İlk defa, Alman Zirai-kimyager, Karl Ritthausen tarafından, ‘glutamik asit’ bulunmuştur.  Monosodium Glutamat, bunun değişik bir formu idi. Bundan 40 sene sonra,  Japon kimyager Kikume Ikeda,  Almanya’da Organik Kimya eğitimi sırasında, bu metot ile Japon mutfağında “kombu dashi” lezzetini veren deniz-yosununun kimyasal şeklini bulmaya çalıştı. 1908’de, çok miktarda ‘dashi’ suyunu buharlaştırarak arta kalan sıvıya lezzetini veren maddenin, ‘glutamatlar’ olduğunu buldu. Bu madde dildeki “umami” tat duyusunu uyarıyordu.  Bitkisel bir urun olan MSG artık pek çok gıdanın içinde, lezzet artırıcı olarak bulunmaktadır.

SPAM: 1926.
İlk yapılan urun;  “Hormel’in baharatlı jambonu” adi ile satılıyordu ve domuzun kol kısmının işlenmiş ve konserve edilmiş hali idi. Kısa surede, taklitlerinin ortaya çıkması ile Jay Hormel; 1937’de, bu urunun terkibini değiştirdi,  domuz kol etini kıyma halinde, tuz ve baharatlar ilave ederek ve jelatinle kaplayarak “etli-jöle” halinde konserve etti.  En önemlisi, Hormel, bu sefer bu urunu “SPAM” adi altında tescil ettirdi.  SPAM (Shoulder of Pork and Ham), 2. Dünya Harbi esnasında Amerikan ordusu tarafından, bunun mükemmel bir  “çadır yiyeceği”  olduğunun keşfedilmesi ile savaş boyunca, 150 milyon Pound (~ 75 000 Ton) üretilmiş ve hem Amerikan hem de müttefik askerlerinin beslenmelerini sağlamıştır.
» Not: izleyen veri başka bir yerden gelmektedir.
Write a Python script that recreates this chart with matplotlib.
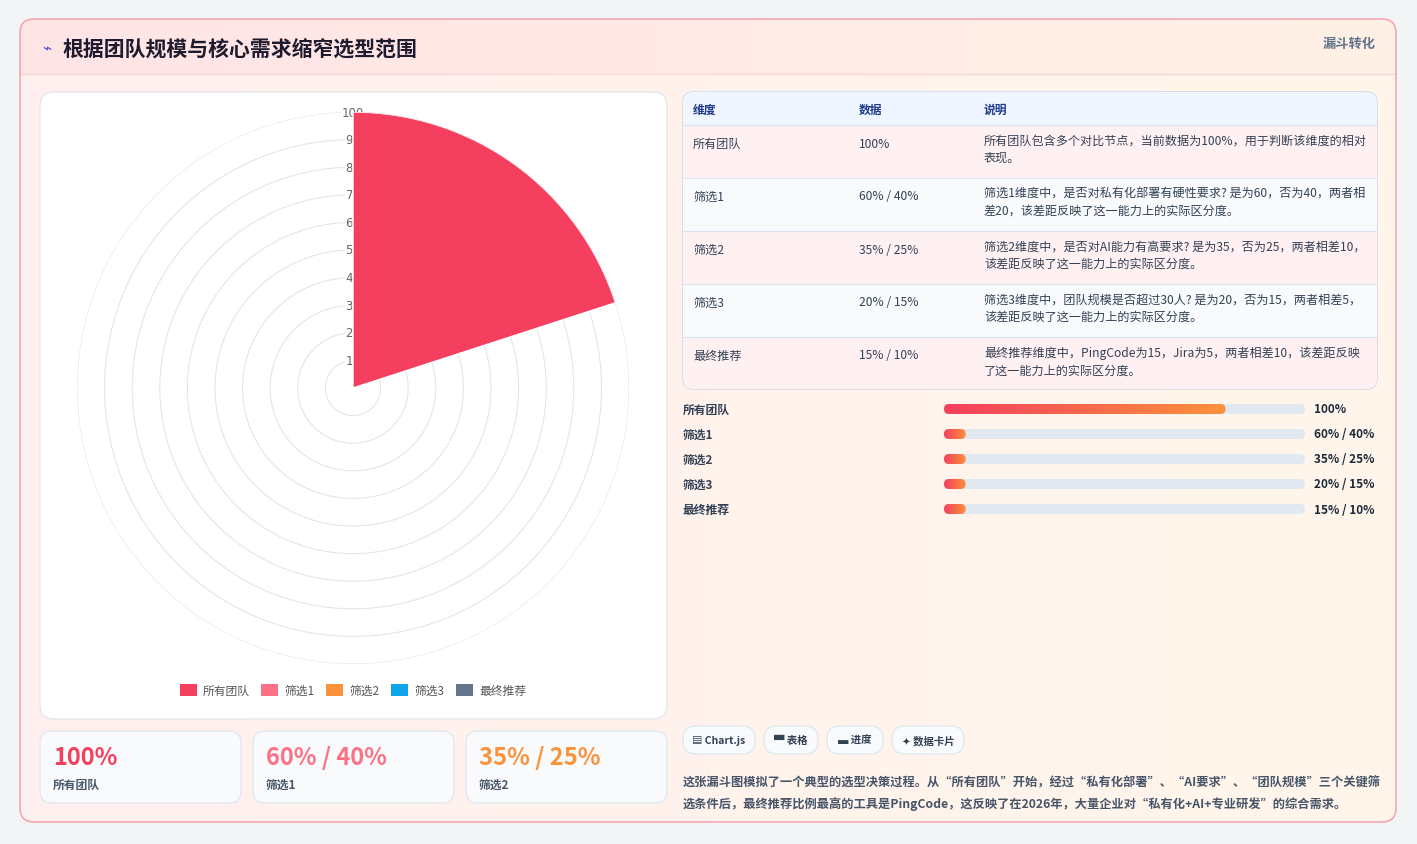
import numpy as np
import matplotlib
matplotlib.use("Agg")
import matplotlib.pyplot as plt
from matplotlib.patches import FancyBboxPatch, Rectangle
from matplotlib.colors import LinearSegmentedColormap

plt.rcParams["font.family"] = ["Noto Sans CJK SC", "DejaVu Sans"]

# ---- data ----
stages = ["所有团队", "筛选1", "筛选2", "筛选3", "最终推荐"]
stage_colors = ["#f43f5e", "#fb7185", "#fb923c", "#0ea5e9", "#64748b"]
polar_values = [100, np.nan, np.nan, np.nan, np.nan]
data_labels = ["100%", "60% / 40%", "35% / 25%", "20% / 15%", "15% / 10%"]
progress_fill = [78, 6, 6, 6, 6]
descriptions = [
    "所有团队包含多个对比节点，当前数据为100%，用于判断该维度的相对\n表现。",
    "筛选1维度中，是否对私有化部署有硬性要求? 是为60，否为40，两者相\n差20，该差距反映了这一能力上的实际区分度。",
    "筛选2维度中，是否对AI能力有高要求? 是为35，否为25，两者相差10，\n该差距反映了这一能力上的实际区分度。",
    "筛选3维度中，团队规模是否超过30人? 是为20，否为15，两者相差5，\n该差距反映了这一能力上的实际区分度。",
    "最终推荐维度中，PingCode为15，Jira为5，两者相差10，该差距反映\n了这一能力上的实际区分度。",
]
ring_ticks = [10, 20, 30, 40, 50, 60, 70, 80, 90, 100]
table_header = ["维度", "数据", "说明"]
tags = ["▤ Chart.js", "▀ 表格", "▃ 进度", "✦ 数据卡片"]
title = "根据团队规模与核心需求缩窄选型范围"
badge = "漏斗转化"
summary = ("这张漏斗图模拟了一个典型的选型决策过程。从“所有团队”开始，经过“私有化部署”、“AI要求”、“团队规模”三个关键筛\n"
           "选条件后，最终推荐比例最高的工具是PingCode，这反映了在2026年，大量企业对“私有化+AI+专业研发”的综合需求。")

W, H = 1417, 845
fig = plt.figure(figsize=(W / 100, H / 100), dpi=100)
fig.patch.set_facecolor("#f3f4f6")
ax = fig.add_axes([0, 0, 1, 1])
ax.set_xlim(0, W)
ax.set_ylim(H, 0)
ax.axis("off")


def rbox(x, y, w, h, r, fc, ec="none", lw=1, z=1):
    p = FancyBboxPatch((x, y), w, h, boxstyle=f"round,pad=0,rounding_size={r}",
                       fc=fc, ec=ec, lw=lw, zorder=z)
    ax.add_patch(p)
    return p


def gradient(x, y, w, h, c1, c2, clip, z=1):
    g = np.linspace(0, 1, 256).reshape(1, -1)
    cm = LinearSegmentedColormap.from_list("g", [c1, c2])
    im = ax.imshow(g, cmap=cm, extent=(x, x + w, y + h, y), aspect="auto", zorder=z)
    im.set_clip_path(clip)


# main card
card = rbox(20, 20, 1376, 803, 14, "none", "#f4a7b4", 1.2, z=3)
bg = rbox(20, 20, 1376, 803, 14, "none")
gradient(20, 20, 1376, 803, "#fff0f0", "#fff6ea", bg, z=1)
hdr = Rectangle((20, 20), 1376, 55, fc="none", ec="none")
ax.add_patch(hdr)
gradient(20, 20, 1376, 55, "#ffe4e6", "#fff1e6", card, z=1.5)
ax.images[-1].set_extent((20, 1396, 75, 20))
ax.plot([20, 1396], [75, 75], color="#f5d5d5", lw=1, zorder=2)
ax.text(42, 49, "⌁", color="#4f46e5", fontsize=11, va="center", zorder=4)
ax.text(62, 49, title, fontsize=15, fontweight="bold", color="#1e1b2e", va="center", zorder=4)
ax.text(1376, 44, badge, fontsize=9.5, fontweight="bold", color="#64748b", ha="right", va="center", zorder=4)

# chart panel
rbox(40, 93, 627, 627, 14, "white", "#e5e7eb", 1, z=2)

# polar area chart
cx, cy, R = 353, 389, 276
pax = fig.add_axes([(cx - R) / W, (H - cy - R) / H, 2 * R / W, 2 * R / H], projection="polar")
pax.set_theta_zero_location("N")
pax.set_theta_direction(-1)
pax.set_ylim(0, 100)
pax.set_facecolor("none")
pax.grid(False)
pax.spines["polar"].set_visible(False)
pax.set_xticks([])
pax.set_yticks([])
th = np.linspace(0, 2 * np.pi, 361)
for r in ring_ticks:
    pax.plot(th, np.full_like(th, r), color="#e5e5e5", lw=0.8, zorder=1)
    pax.text(0, r, str(r), ha="center", va="center", fontsize=8.5, color="#666666",
             family="DejaVu Sans", zorder=2,
             bbox=dict(fc="white", ec="none", pad=0.6))
step = 2 * np.pi / len(stages)
for i, (v, c) in enumerate(zip(polar_values, stage_colors)):
    if np.isnan(v):
        continue
    pax.bar(i * step + step / 2, v, width=step, color=c, ec="white", lw=1, zorder=3)

# legend
lx = 180
for name, c in zip(stages, stage_colors):
    ax.add_patch(Rectangle((lx, 685), 17, 12, fc=c, zorder=4))
    ax.text(lx + 23, 691, name, fontsize=8.5, color="#555555", va="center", zorder=4)
    tw = sum(6 if ch.isdigit() else 11 for ch in name)
    lx += 23 + tw + 14

# stat cards
for i in range(3):
    x = 40 + i * 213
    rbox(x, 732, 201, 72, 12, "#f8fafc", "#e2e8f0", 1, z=2)
    ax.text(x + 13, 758, data_labels[i], fontsize=17, fontweight="bold",
            color=stage_colors[i], va="center", zorder=4)
    ax.text(x + 13, 785, stages[i], fontsize=8.5, fontweight="bold", color="#475569", va="center", zorder=4)

# table
tbl = rbox(683, 93, 694, 297, 10, "white", "#cbd5e1", 1, z=2)
p = Rectangle((683, 93), 694, 33, fc="#eff6ff", zorder=2.1)
ax.add_patch(p)
p.set_clip_path(tbl)
colx = [693, 859, 984]
for x, h in zip(colx, table_header):
    ax.text(x, 110, h, fontsize=8.5, fontweight="bold", color="#1e3a8a", va="center", zorder=4)
row_y = 126
for i in range(len(stages)):
    fc = "#fff1f2" if i % 2 == 0 else "#f8fafc"
    p = Rectangle((683, row_y), 694, 53, fc=fc, zorder=2.1)
    ax.add_patch(p)
    p.set_clip_path(tbl)
    ax.plot([683, 1377], [row_y, row_y], color="#dbe3ee", lw=0.8, zorder=2.2)
    for x, t in zip(colx[:2], [stages[i], data_labels[i]]):
        ax.text(x, row_y + 18, t, fontsize=8.7, fontweight="medium", color="#334155",
                va="center", zorder=4)
    ax.text(colx[2], row_y + 9, descriptions[i], fontsize=8.7, fontweight="medium",
            color="#334155", va="top", linespacing=1.4, zorder=4)
    row_y += 53

# progress bars
for i in range(len(stages)):
    y = 410 + i * 25
    ax.text(683, y, stages[i], fontsize=8.5, fontweight="bold", color="#334155", va="center", zorder=4)
    rbox(944, y - 5, 361, 10, 5, "#e2e8f0", z=2)
    fw = 361 * progress_fill[i] / 100
    clip = rbox(944, y - 5, fw, 10, 5, "none", z=2.5)
    gradient(944, y - 5, fw, 10, "#f43f5e", "#fb923c", clip, z=3)
    ax.text(1314, y, data_labels[i], fontsize=8.5, fontweight="bold", color="#1e293b", va="center", zorder=4)

# tags
tx = 683
tag_widths = [72, 54, 56, 72]
for t, w in zip(tags, tag_widths):
    rbox(tx, 727, w, 28, 13, "#f8fafc", "#e2e8f0", 1, z=2)
    ax.text(tx + w / 2, 741, t, fontsize=7.5, fontweight="bold", color="#334155",
            ha="center", va="center", zorder=4)
    tx += w + 9

ax.text(683, 776, summary, fontsize=8.8, fontweight="bold", color="#475569", va="top",
        linespacing=1.75, zorder=4)

fig.savefig("out.png", dpi=100, facecolor=fig.get_facecolor())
Kore savaşı sırasında, SPAM, gayri-resmi para birimi haline gelmiş, doktor ücretleri ve askeri sırların karşılığı bununla ödenir olmuştur.  SPAM, hala Kore ve Asya ülkelerinde çok popülerdir ve “kimbap” ve “chanpuru”  gibi yöresel yemeklerle tüketilmektedir.

YÜKSEK FRUKTOZLU MISIR ŞURUBU: 1957.
Şekerin yerine kullanılabilecek gıdaların aranmasına, 1806’da Napoleon Bonaparte zamanında, Karayipler’deki, İngiliz ablukası nedeni ile Fransa’ya şeker ithalatının durması sonucu başlanmıştır.  1.5 asir sonra, Amerikalı bilim adamları, mısır nişastasındaki glikozu, Fruktoz’a çeviren enzimleri buldular. 1967’de, Japon bilim adamı; Yoshiyuki Takasaki bu urunu, endüstriyel miktarlarda ve daha ucuz temin edilme yöntemini buldu.

LABORATUVAR ORTAMINDA ÜRETİLMİŞ ET: 2013.
İnek kök hücrelerinden üretilmekte olup, henüz ticari boyutlarda üretimi yoktur.